Contextual Data Policy Statement
As part of the selection process for undergraduate courses, Admissions Tutors may take into account contextual data and use this as additional information about an application.
Contextual information sets an application in its educational and/or socio-economic context, allowing Admissions Tutors to take into account challenges an applicant has faced in their education and the effect of such challenges on their performance in qualifications.
What contextual data do we use?
The following contextual information about applicants is made available to Admissions Tutors (1 and 2 for applicants domiciled in the UK only):
- Residence in an area with low participation rates in higher education (POLAR).

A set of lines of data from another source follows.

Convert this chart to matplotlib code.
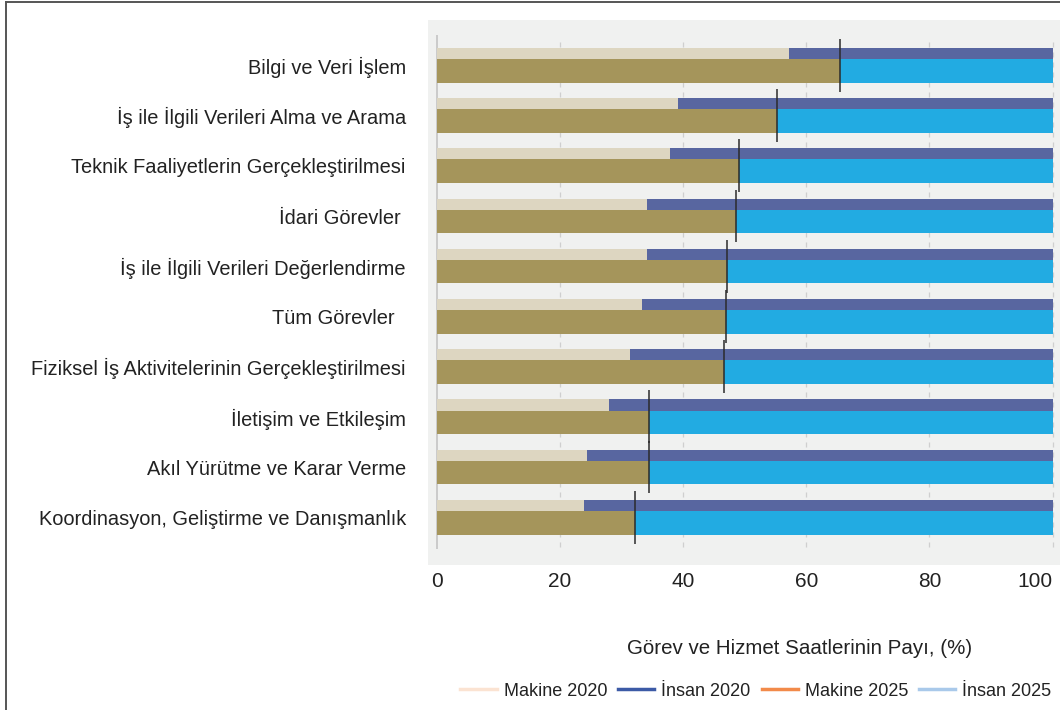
import numpy as np
import matplotlib
matplotlib.use("Agg")
import matplotlib.pyplot as plt
from matplotlib.lines import Line2D

plt.rcParams['font.family'] = ['Liberation Sans', 'DejaVu Sans']

# categories, top to bottom
categories = [
    "Bilgi ve Veri İşlem",
    "İş ile İlgili Verileri Alma ve Arama",
    "Teknik Faaliyetlerin Gerçekleştirilmesi",
    "İdari Görevler ",
    "İş ile İlgili Verileri Değerlendirme",
    "Tüm Görevler  ",
    "Fiziksel İş Aktivitelerinin Gerçekleştirilmesi",
    "İletişim ve Etkileşim",
    "Akıl Yürütme ve Karar Verme",
    "Koordinasyon, Geliştirme ve Danışmanlık",
]
makine_2020 = [57.1, 39.1, 37.9, 34.1, 34.1, 33.3, 31.4, 27.9, 24.4, 23.8]
makine_2025 = [65.4, 55.3, 49.1, 48.6, 47.1, 47.0, 46.6, 34.4, 34.4, 32.1]
insan_2020 = [100 - v for v in makine_2020]
insan_2025 = [100 - v for v in makine_2025]

xticks = [0, 20, 40, 60, 80, 100]

fig = plt.figure(figsize=(10.6, 7.1), dpi=100)
ax = fig.add_axes([428 / 1060, 145 / 710, 632 / 1060, 545 / 710])
ax.set_facecolor('#f0f1f0')

y = np.arange(len(categories))

# grid
ax.vlines(xticks[1:], -0.47, 9.61, colors='#cfcfcf', linestyles=(0, (4, 4)), linewidth=0.9, zorder=0)
ax.vlines(0, -0.61, 9.63, colors='#c4c4c4', linewidth=1.2, zorder=0)

# 2020 bars (thin, top)
ax.barh(y - 0.24, makine_2020, height=0.22, color='#ddd6c1', zorder=2)
ax.barh(y - 0.24, insan_2020, left=makine_2020, height=0.22, color='#5866a0', zorder=2)
# 2025 bars (thick, below)
ax.barh(y + 0.105, makine_2025, height=0.47, color='#a5955b', zorder=2)
ax.barh(y + 0.105, insan_2025, left=makine_2025, height=0.47, color='#22abe2', zorder=2)

# markers at 2025 split
ax.vlines(makine_2025, y - 0.53, y + 0.52, colors='#2b2b2b', linewidth=1.1, zorder=3)

ax.set_xlim(-1.46, 101.2)
ax.set_ylim(9.946, -0.906)
ax.set_xticks(xticks)
ax.set_xticklabels([str(t) for t in xticks], fontsize=15, color='#222222')
ax.get_xticklabels()[-1].set_horizontalalignment('right')
ax.set_yticks(y)
ax.set_yticklabels(categories, fontsize=14.4, color='#222222')
ax.tick_params(axis='x', length=0, pad=5)
ax.tick_params(axis='y', length=0, pad=16)
for s in ax.spines.values():
    s.set_visible(False)

fig.text(800 / 1060, 1 - 648 / 710, "Görev ve Hizmet Saatlerinin Payı, (%)",
         ha='center', va='center', fontsize=14.8, color='#222222')

handles = [
    Line2D([], [], color='#fbe3d2', linewidth=2.5),
    Line2D([], [], color='#3c5aa6', linewidth=2.5),
    Line2D([], [], color='#f28a4a', linewidth=2.5),
    Line2D([], [], color='#a9c9ea', linewidth=2.5),
]
labels = ["Makine 2020", "İnsan 2020", "Makine 2025", "İnsan 2025"]
fig.legend(handles, labels, loc='center', bbox_to_anchor=(756 / 1060, 1 - 691 / 710),
           ncol=4, frameon=False, fontsize=13, handlelength=2.0, handletextpad=0.4,
           columnspacing=0.6, labelcolor='#222222', borderpad=0)

# outer frame (top and left)
fig.add_artist(Line2D([5.5 / 1060, 5.5 / 1060], [0, 1 - 2 / 710], transform=fig.transFigure,
                      color='#555555', linewidth=1.4))
fig.add_artist(Line2D([5.5 / 1060, 1], [1 - 2 / 710, 1 - 2 / 710], transform=fig.transFigure,
                      color='#555555', linewidth=1.4))

fig.savefig("out.png", dpi=100)
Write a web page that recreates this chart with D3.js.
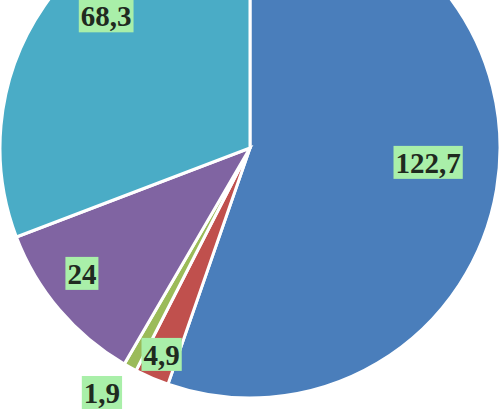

- Residence in a deprived neighbourhood (Indices of Multiple Deprivation rankings).
- Participation in a University of Sheffield post-16 outreach programme (for example SOAMS, ADOPT, Discover).
- Completion of a University of Sheffield Department for Lifelong Learning foundation programme.
- Participation in the national Realising Opportunities post-16 outreach programme.
- Whether an applicant is from a care/looked-after background that lasted for more than three months (derived from the UCAS application).
- Where an applicant will be aged 21 or over at the start of the course, and may therefore require additional consideration on the basis of a period spent away from education, their personal circumstances and/or additional work or life experience (derived from the UCAS application).
- Any additional statements, or evidence, supplied by the school or referee in support of the application, via the University’s Disrupted Studies form. This refers to special, personal or extenuating circumstances not covered by the other information supplied.
How do we use contextual data?
Admissions Tutors will receive the information set out above along with the complete application. Admissions Tutors may then use this information as part of their academic consideration of an application with the aim of identifying the best applicants.
Applicants should note that admissions decisions are not made on the basis of contextual data alone.